Pero nunca es suficiente. Tampoco sirve la peregrina teoría de la nación de naciones. Es un dislate conceptual: se es nación o no; se es titular de soberanía o no, por la misma razón que hace imposible estar un poco embarazada. Acaso el único precedente de soberanía limitada (sic) sea la doctrina Brezhnev, relativa a los Estados miembros del Pacto de Varsovia. Son cosas de los Imperios. Pero no creo que les guste. En todo caso, hablar de nación de naciones resulta perfectamente inútil: tampoco quieren formar parte de esa entelequia. Ni siquiera les gusta ya la fórmula «naciones sin Estado», que ellos inventaron. Ahora quieren «nación con Estado», aunque sea -por ahora- Estado libre asociado. Era otro absurdo conceptual. Me anticipo a la objeción: judíos, armenios... Sí, pero incluso los viejos pueblos de la diáspora cuentan ya con el respaldo de la estatalidad; Israel desde 1947, Armenia desde la explosión del Imperio soviético, aunque amputada de Nagorni-Karabaj y obligada a contemplar el mítico monte Ararat sin poder acercarse... Otra cosa es que haya naciones en vías de alcanzar la estatalidad, porque el prestigio semántico ayuda decisivamente a conseguir la plenitud de poder. Son, pues, naciones futuras que, si el «opresor» lo permite, reconstruyen su propia historia en el sentido que describe E. Gellner: comunidades «adormecidas» por el enemigo durante largos periodos y rescatadas, cómo no, por una elite valerosa de luchadores apasionados.

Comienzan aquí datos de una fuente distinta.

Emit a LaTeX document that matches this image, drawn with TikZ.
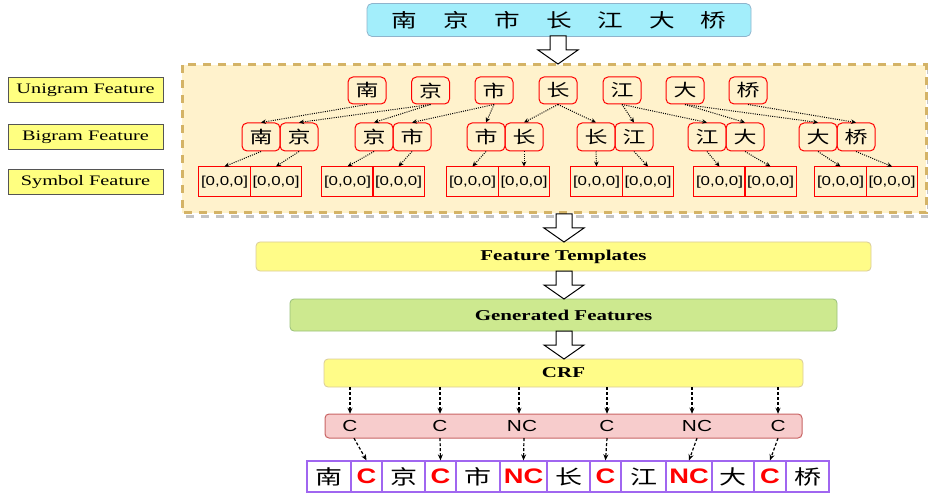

¿Quién se acuerda de las regiones, aquí y ahora? Nos hemos acostumbrado a mirarlas con desprecio. Con un matiz: si se trata de regiones transfronterizas o de órganos de apariencia supranacional (Comité de las regiones, por ejemplo) nuestros líderes nacionalistas dejan a un lado los remilgos. Cuestión de vanidad. También de posibilismo: por ahí fuera nadie entiende las disquisiciones esencialistas y algunos vecinos casi saltan sin intermediarios del Estado al municipio. Las regiones configuran un mapa variopinto: muchas formas confluyentes de ser españoles. Convendría reforzar el prestigio del concepto. Para empezar, usarlo con frecuencia y afecto. Destacar su carácter vertebrador del territorio y la plena compatibilidad de los sentimientos de pertenencia. No minusvalorar su condición frente a las naciones sedicentes que -por ahora- deciden mantener con nosotros una «relación amable». Hay que ser conscientes del éxito que ha supuesto la «redención» de las regiones. Volvemos a lo de siempre: sale caro y tiene defectos, pero -en perspectiva global- el Estado de las Autonomías ha traído elementos positivos. No vale la objeción eterna, que no ha resuelto las cuestiones vasca y catalana. Tenemos que pensar por cuenta propia y no analizar cada movimiento de las piezas en función del prisma particularista. Si alguno de ellos se siente «incómodo», ¿cómo creen que nos sentimos los demás? El nacionalismo destruye la moral colectiva: la desigualdad de trato deteriora la legitimidad. Algún especialista debería medir en términos cuantitativos la presencia en los medios de alcance nacional de las diferentes Comunidades Autónomas. ¿Somos iguales los ciudadanos? España circula por la Historia con un «handicap» permanente. El esfuerzo de los mejores está siempre ocupado en debatir sobre esencias inaprensibles y egoísmos perfectamente cuantificables. Las regiones, a esperar, mientras se sustancian las ocurrencias nominalistas de algunos distinguidos conciudadanos.

El ánimo flaquea pero habrá que seguir luchando contra la obsesión identitaria. ¿Comunidades nacionales? Dice el personaje de Joyce: «el vacío aguarda a todos esos que tejen el viento».